In this new world, the innovative clients, corporate marketing structures and the communications firms are breaking down their silos between the marketing, advertising and public relations disciplines? After all, to penetrate the protective coating around consumers, the most effective strategies use all the tools in the new media reality -- creating media for the silos to absorb and pass along to like-minded consumers (in the truest sense of the word).

Since mass media are losing their mass audiences, the traditional entry point for influencing consumers, this presents unique challenges to public relations firms, large and small, to create influence by attracting an audience to influence. As usual, showing this new reality is MTV. Not content to wait for musical talent to develop, MTV creates its own from the Making the Band bands to Ashlee Simpson -- often owning a piece of the action.

Now try to get your product any time on that network without paying for it.

When that wasn't enough, they manufactured reality and reality celebrities like The Hills, so popular, they grace magazine covers and have spun off their own shows, though no one believes in this soft-scripted reality. MTV has created a reality of its own; a commercial reality that teens think is cool, because it's on TV. If the reality is cool, the products in it are cool.

Many think they can do this simply by employing buzz words. Social Networking! Communities! Tribes!

It's not enough to Twitter and tweet and call your commercial a viral video. If those tribes smell a hint of commercialism a community or blog audience will shut you out of their social network. Worse, your product becomes un-cool. Groucho Marx would be proud that no modern consumer wants to buy a product that would try to sell to them.

But traditional marketers still want to see their products front and center in traditional ways, creating content that centers on the product. More importantly, their bosses want to see their products. The new consumer wants to see a lifestyle with which they relate, then develop an affinity for the product that's included.

This has given tremendous power to anyone who has their own audience. Celebrities not only sell their own entertainment products, they can attract attention to any other product with which they are associated in a non-overtly, commercial context.

You don't even have to start out as a celebrity. Perez Hilton not only sells products by writing advertorial content without identifying it as such, he blatantly and shamelessly plugs products and personalities for his own financial and personal well-being usually by re-packing content created and culled from traditional media sources. In February 2009, his site attracted 13.9 million page views.

Given all this, that USBLS finding seems quite prescient:

Opportunities should be best for college graduates who combine a degree in journalism, public relations, advertising, or another communications-related field with a public relations internship or other related work experience.

This multi-disciplined approach is the best strategy in this landscape of segmented marketplace.
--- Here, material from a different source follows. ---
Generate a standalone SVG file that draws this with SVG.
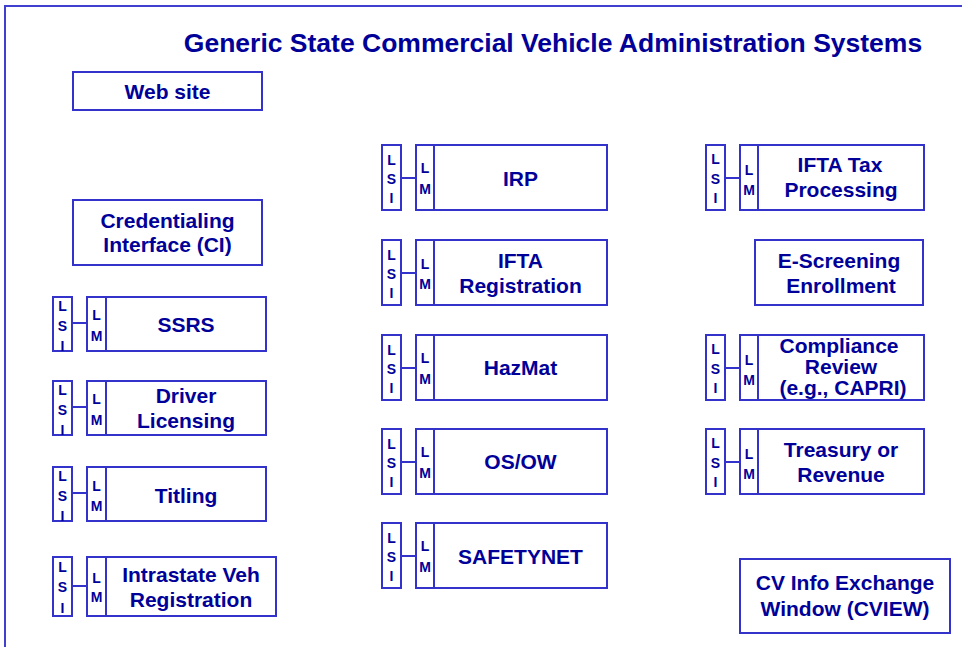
<svg xmlns="http://www.w3.org/2000/svg" width="962" height="647" viewBox="0 0 962 647">
<style>
.bx{fill:#fff;stroke:#3333CC;stroke-width:2}
.fr{fill:none;stroke:#3F3FD0;stroke-width:2}
.ln{stroke:#3333CC;stroke-width:2;fill:none}
.t{font-family:"Liberation Sans",Arial,sans-serif;font-weight:bold;fill:#000099;text-anchor:middle}
.b{font-size:21px}
.s{font-size:14px}
.h{font-size:26.5px}
</style>
<rect width="962" height="647" fill="#fff"/>
<path class="fr" d="M5 647 V6 H962"/>
<text class="t h" x="553" y="52">Generic State Commercial Vehicle Administration Systems</text>

<g id="web-site">
<rect class="bx" x="73" y="72" width="189" height="38"/>
<text class="t b" x="167.5" y="99">Web site</text>
</g>
<g id="credentialing-interface">
<rect class="bx" x="73" y="200" width="189" height="65"/>
<text class="t b" x="167.5" y="228">Credentialing</text>
<text class="t b" x="167.5" y="252">Interface (CI)</text>
</g>

<g id="ssrs">
<rect class="bx" x="53" y="297" width="19" height="54"/>
<text class="t s" x="62.5" y="311">L</text><text class="t s" x="62.5" y="331">S</text><text class="t s" x="62.5" y="351">I</text>
<rect class="bx" x="87" y="297" width="19" height="54"/>
<text class="t s" x="96.5" y="320">L</text><text class="t s" x="96.5" y="341">M</text>
<rect class="bx" x="106" y="297" width="160" height="54"/>
<text class="t b" x="186" y="332">SSRS</text>
</g>
<g id="driver-licensing">
<rect class="bx" x="53" y="381" width="19" height="54"/>
<text class="t s" x="62.5" y="395">L</text><text class="t s" x="62.5" y="415">S</text><text class="t s" x="62.5" y="435">I</text>
<rect class="bx" x="87" y="381" width="19" height="54"/>
<text class="t s" x="96.5" y="404">L</text><text class="t s" x="96.5" y="425">M</text>
<rect class="bx" x="106" y="381" width="160" height="54"/>
<text class="t b" x="186" y="403">Driver</text>
<text class="t b" x="186" y="428">Licensing</text>
</g>
<g id="titling">
<rect class="bx" x="53" y="467" width="19" height="54"/>
<text class="t s" x="62.5" y="481">L</text><text class="t s" x="62.5" y="501">S</text><text class="t s" x="62.5" y="521">I</text>
<rect class="bx" x="87" y="467" width="19" height="54"/>
<text class="t s" x="96.5" y="491">L</text><text class="t s" x="96.5" y="511">M</text>
<rect class="bx" x="106" y="467" width="160" height="54"/>
<text class="t b" x="186" y="503">Titling</text>
</g>
<g id="intrastate-veh-registration">
<rect class="bx" x="53" y="557" width="19" height="59"/>
<text class="t s" x="62.5" y="572">L</text><text class="t s" x="62.5" y="592">S</text><text class="t s" x="62.5" y="613">I</text>
<rect class="bx" x="87" y="557" width="19" height="59"/>
<text class="t s" x="96.5" y="583">L</text><text class="t s" x="96.5" y="602">M</text>
<rect class="bx" x="106" y="557" width="170" height="59"/>
<text class="t b" x="191" y="582">Intrastate Veh</text>
<text class="t b" x="191" y="607">Registration</text>
</g>

<g id="irp">
<rect class="bx" x="382" y="145" width="19" height="65"/>
<text class="t s" x="391.5" y="165">L</text><text class="t s" x="391.5" y="184">S</text><text class="t s" x="391.5" y="203">I</text>
<rect class="bx" x="416" y="145" width="18" height="65"/>
<text class="t s" x="425" y="173">L</text><text class="t s" x="425" y="194">M</text>
<rect class="bx" x="434" y="145" width="173" height="65"/>
<text class="t b" x="520.5" y="186">IRP</text>
</g>
<g id="ifta-registration">
<rect class="bx" x="382" y="240" width="19" height="65"/>
<text class="t s" x="391.5" y="260">L</text><text class="t s" x="391.5" y="279">S</text><text class="t s" x="391.5" y="298">I</text>
<rect class="bx" x="416" y="240" width="18" height="65"/>
<text class="t s" x="425" y="269">L</text><text class="t s" x="425" y="289">M</text>
<rect class="bx" x="434" y="240" width="173" height="65"/>
<text class="t b" x="520.5" y="268">IFTA</text>
<text class="t b" x="520.5" y="293">Registration</text>
</g>
<g id="hazmat">
<rect class="bx" x="382" y="335" width="19" height="65"/>
<text class="t s" x="391.5" y="355">L</text><text class="t s" x="391.5" y="374">S</text><text class="t s" x="391.5" y="393">I</text>
<rect class="bx" x="416" y="335" width="18" height="65"/>
<text class="t s" x="425" y="363">L</text><text class="t s" x="425" y="384">M</text>
<rect class="bx" x="434" y="335" width="173" height="65"/>
<text class="t b" x="520.5" y="375">HazMat</text>
</g>
<g id="os-ow">
<rect class="bx" x="382" y="429" width="19" height="65"/>
<text class="t s" x="391.5" y="449">L</text><text class="t s" x="391.5" y="468">S</text><text class="t s" x="391.5" y="487">I</text>
<rect class="bx" x="416" y="429" width="18" height="65"/>
<text class="t s" x="425" y="457">L</text><text class="t s" x="425" y="478">M</text>
<rect class="bx" x="434" y="429" width="173" height="65"/>
<text class="t b" x="520.5" y="469">OS/OW</text>
</g>
<g id="safetynet">
<rect class="bx" x="382" y="523" width="19" height="65"/>
<text class="t s" x="391.5" y="543">L</text><text class="t s" x="391.5" y="562">S</text><text class="t s" x="391.5" y="581">I</text>
<rect class="bx" x="416" y="523" width="18" height="65"/>
<text class="t s" x="425" y="551">L</text><text class="t s" x="425" y="572">M</text>
<rect class="bx" x="434" y="523" width="173" height="65"/>
<text class="t b" x="520.5" y="564">SAFETYNET</text>
</g>

<g id="ifta-tax-processing">
<rect class="bx" x="706" y="145" width="19" height="65"/>
<text class="t s" x="715.5" y="164">L</text><text class="t s" x="715.5" y="184">S</text><text class="t s" x="715.5" y="203">I</text>
<rect class="bx" x="740" y="145" width="18" height="65"/>
<text class="t s" x="749" y="175">L</text><text class="t s" x="749" y="195">M</text>
<rect class="bx" x="758" y="145" width="166" height="65"/>
<text class="t b" x="840" y="172">IFTA Tax</text>
<text class="t b" x="841" y="197">Processing</text>
</g>
<g id="e-screening-enrollment">
<rect class="bx" x="755" y="240" width="168" height="65"/>
<text class="t b" x="839" y="268">E-Screening</text>
<text class="t b" x="841" y="293">Enrollment</text>
</g>
<g id="compliance-review">
<rect class="bx" x="706" y="335" width="19" height="65"/>
<text class="t s" x="715.5" y="354">L</text><text class="t s" x="715.5" y="374">S</text><text class="t s" x="715.5" y="393">I</text>
<rect class="bx" x="740" y="335" width="18" height="65"/>
<text class="t s" x="749" y="365">L</text><text class="t s" x="749" y="385">M</text>
<rect class="bx" x="758" y="335" width="166" height="65"/>
<text class="t b" x="839" y="353">Compliance</text>
<text class="t b" x="841" y="374">Review</text>
<text class="t b" x="843" y="395">(e.g., CAPRI)</text>
</g>
<g id="treasury-or-revenue">
<rect class="bx" x="706" y="429" width="19" height="65"/>
<text class="t s" x="715.5" y="448">L</text><text class="t s" x="715.5" y="468">S</text><text class="t s" x="715.5" y="487">I</text>
<rect class="bx" x="740" y="429" width="18" height="65"/>
<text class="t s" x="749" y="459">L</text><text class="t s" x="749" y="479">M</text>
<rect class="bx" x="758" y="429" width="166" height="65"/>
<text class="t b" x="841" y="457">Treasury or</text>
<text class="t b" x="841" y="482">Revenue</text>
</g>
<g id="cview">
<rect class="bx" x="740" y="559" width="210" height="74"/>
<text class="t b" x="845" y="590">CV Info Exchange</text>
<text class="t b" x="845" y="616">Window (CVIEW)</text>
</g>

<g id="connectors">
<path class="ln" d="M72 323H87 M72 407H87 M72 493H87 M72 586H87"/>
<path class="ln" d="M401 178H416 M401 273H416 M401 368H416 M401 462H416 M401 556H416"/>
<path class="ln" d="M725 178H740 M725 368H740 M725 462H740"/>
</g>
</svg>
My advice to clients is to be your own media; blogs, video, social networking, product integration, experiential marketing as part of a comprehensive brand strategy. Big brands do this, but in silos so their client firms remain in silos.

Recently, Heineken has also been doing an outstanding job of producing engaging advertising while integrating their products into entertainment environments that enhance the product image like key plot points in shows like Mad Men. And, much of this entertainment work comes out of a boutique shop.

It's riskier and return is far less quantifiable than the usual circulation and viewer ratings information for advertising or paid placements. But when it works, its works at a deeper, emotional level that makes traditional advertising and sponsorship activities more effective.

This is, ultimately, good news to the true creative community: creativity is the single best tool. Not repetition. Not placement. The audiences are ready. Let's hope the clients and communications companies adapt quickly. Then, make a media product the target market really wants to consume and they will not only consume it, they will pass it on and on and on.